The reason to say this, to out a dead man, is that there remains a certain conspiracy of silence, all the more unnecessary after his death, to keep Luther non-gay, and it’s objectionale (yes, I said it — objectionable! — and I’ll say it again if I have to).

Not all the posthumous press has been oblique. Jason King’s loving tribute in The Village Voice offers this: “Though he never came out as gay, bisexual, or even straight, you had to be wearing blinders — as many of his fans, particularly female, must have been — to overlook his queerness. The sequined Liberace suits were a clue, as were the highly publicized bitch fights he waged on tour with Anita Baker and En Vogue. The dead giveaway for me was his admission that his high school grades plummeted because he was in anguish over Diana Ross leaving the Supremes.”

Craig Seymour, author of Luther: The Life and Longing of Luther Vandross, was asked The Big Question (everything with Luther was Big, don’t y’know) in an interview with The Sacramento Bee: “He put information out there for people to read what was likely the truth. … Luther never came out and said that he was gay. But at the same time, he wasn’t hiding things.”

The question remains unanswered, though. Why was Luther, and why is the media, so coy? Luther was coy, we can assume, because he was older, and of a generation not so comfortable as ours with being openly gay. He was also coy because he wanted to sell records, and while the entertainment-industrial complex has known that closeted gayness is marketing gold since King Tut first dabbed on some blue eyeshadow and sang “Don’t Cry For Me, Egyptina,” open gayness remains largely a handicap (or at least a perceived handicap) in selling love songs to the masses.

As to why the media’s so quiet about Luther’s sexuality, some of it has to do with the gentleman’s agreement the press has with the entertainment industry (i.e. with itself) to keep mum about the homosexuality of celebrities who haven’t made a point of coming out. This silence has held, however, even after death, which is when it typically breaks, largely because of race.

The history of the idea of black male sexuality, and how it’s been deformed by a white America bent on maintaining racial privilege and on projecting its sexual insecurities, is not a pretty one. And the sad result, now, is that Black America, if I can generalize — and if I couldn’t, there wouldn’t be much left to my existence — is still more uncomfortable with black male homosexuality than white America is (not that white America is any great shakes). Not only that, but the predominantly white mainstream media never wanted to discuss Luther’s sexuality because it felt, with some justice perhaps, that it should defer to the black media in the representation of someone, like Luther, who never fully made the passage from black American popular culture into mainstream American popular culture.

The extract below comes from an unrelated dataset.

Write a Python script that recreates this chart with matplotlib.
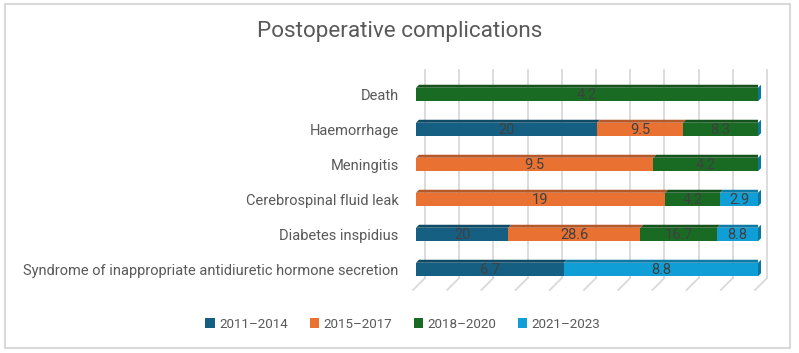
import matplotlib
matplotlib.use("Agg")
import matplotlib.pyplot as plt
from matplotlib.patches import Polygon, Rectangle
import numpy as np

plt.rcParams['font.family'] = ['Roboto', 'DejaVu Sans']

title = "Postoperative complications"
categories = ["Death", "Haemorrhage", "Meningitis", "Cerebrospinal fluid leak",
              "Diabetes inspidius",
              "Syndrome of inappropriate antidiuretic hormone secretion"]
series_names = ["2011–2014", "2015–2017", "2018–2020", "2021–2023"]
s2011_2014 = [0, 20, 0, 0, 20, 6.7]
s2015_2017 = [0, 9.5, 9.5, 19, 28.6, 0]
s2018_2020 = [4.2, 8.3, 4.2, 4.2, 16.7, 0]
s2021_2023 = [0, 0, 0, 2.9, 8.8, 8.8]
series = [s2011_2014, s2015_2017, s2018_2020, s2021_2023]
colors = ["#156082", "#E97132", "#196B24", "#0F9ED5"]

def darker(c, f=0.78):
    rgb = np.array(matplotlib.colors.to_rgb(c))
    return tuple(rgb * f)

W, H, DPI = 799, 353, 100
fig = plt.figure(figsize=(W / DPI, H / DPI), dpi=DPI)

# border
fig.patches.append(Rectangle((5 / W, 1 - 348 / H), 785 / W, 344 / H,
                             transform=fig.transFigure, fill=False,
                             edgecolor="#d9d9d9", lw=1.5))

ax_l, ax_r, ax_t, ax_b = 416, 758, 77, 287
ax = fig.add_axes([ax_l / W, 1 - ax_b / H, (ax_r - ax_l) / W, (ax_b - ax_t) / H])
n = len(categories)
ax.set_xlim(0, 1)
ax.set_ylim(n - 0.5, -0.5)
for s in ax.spines.values():
    s.set_visible(False)
ax.set_xticks([])
ax.set_yticks(range(n))
ax.set_yticklabels(categories, fontsize=10.5, color="#595959")
ax.tick_params(axis='y', length=0, pad=12.5)

px_x = 1.0 / (ax_r - ax_l)
px_y = n / (ax_b - ax_t)

def py(p):
    return (p - ax_t) * px_y - 0.5

# gridlines (back wall + floor)
gx0 = 9 * px_x
for k in range(11):
    x = gx0 + k * 0.1
    ax.plot([x, x], [py(70), py(278)], color="#d9d9d9", lw=1.3, clip_on=False, zorder=0)
    ax.plot([x, x - 12 * px_x], [py(278), py(290)], color="#d9d9d9", lw=1.3,
            clip_on=False, zorder=0)

vals = np.array(series, dtype=float)
totals = vals.sum(axis=0)
frac = vals / totals
bh = 13.5 * px_y
d = 3
lefts = np.zeros(n)
for i, (name, col) in enumerate(zip(series_names, colors)):
    w = frac[i]
    ax.barh(range(n), w, left=lefts, height=bh, color=col, label=name, zorder=2)
    for r in range(n):
        if w[r] <= 0:
            continue
        x0, x1 = lefts[r], lefts[r] + w[r]
        yt = r - bh / 2
        ax.add_patch(Polygon([(x0, yt), (x1, yt), (x1 + d * px_x, yt - d * px_y),
                              (x0 + d * px_x, yt - d * px_y)], closed=True,
                             facecolor=darker(col), edgecolor='none', zorder=2))
        ax.text((x0 + x1) / 2, r + 0.02, f"{series[i][r]:g}", ha='center', va='center',
                fontsize=10.5, color="#404040", zorder=4)
    lefts = lefts + w

for r in range(n):
    yt, yb = r - bh / 2, r + bh / 2
    ax.add_patch(Polygon([(1, yt), (1 + d * px_x, yt - d * px_y),
                          (1 + d * px_x, yb - d * px_y), (1, yb)], closed=True,
                         facecolor=darker(colors[3], 0.75), edgecolor='none',
                         zorder=3, clip_on=False))

fig.text(0.5, 1 - 32 / H, title, ha='center', va='center', fontsize=16.2,
         color="#595959")

handles, labels = ax.get_legend_handles_labels()
fig.legend(handles, labels, loc='center', bbox_to_anchor=(403 / W, 1 - 324 / H),
           ncol=4, frameon=False, fontsize=9.6, handlelength=0.7,
           handleheight=0.7, handletextpad=0.35, columnspacing=1.6,
           labelcolor="#595959")

fig.savefig("out.png", dpi=DPI)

It would have been nice if Luther could have resolved all this for us by simple coming out, but I can’t find it in me to blame him too much. As I’ve said before, and will say again, artists get moral and political allowances the rest of us don’t get. Their art is their get-out-of-jail-free card. “Luther’s only politics,” wrote Jason King, “were music and love: he lived for the love of music and believed resolutely in the power of music to heal by affirming love. In that sense, Luther was an ethicist who taught any of us who would listen as much about love as did James Baldwin or Marlon Riggs or Marianne Williamson any other seer for whom Love with a capital L is the ultimate act.”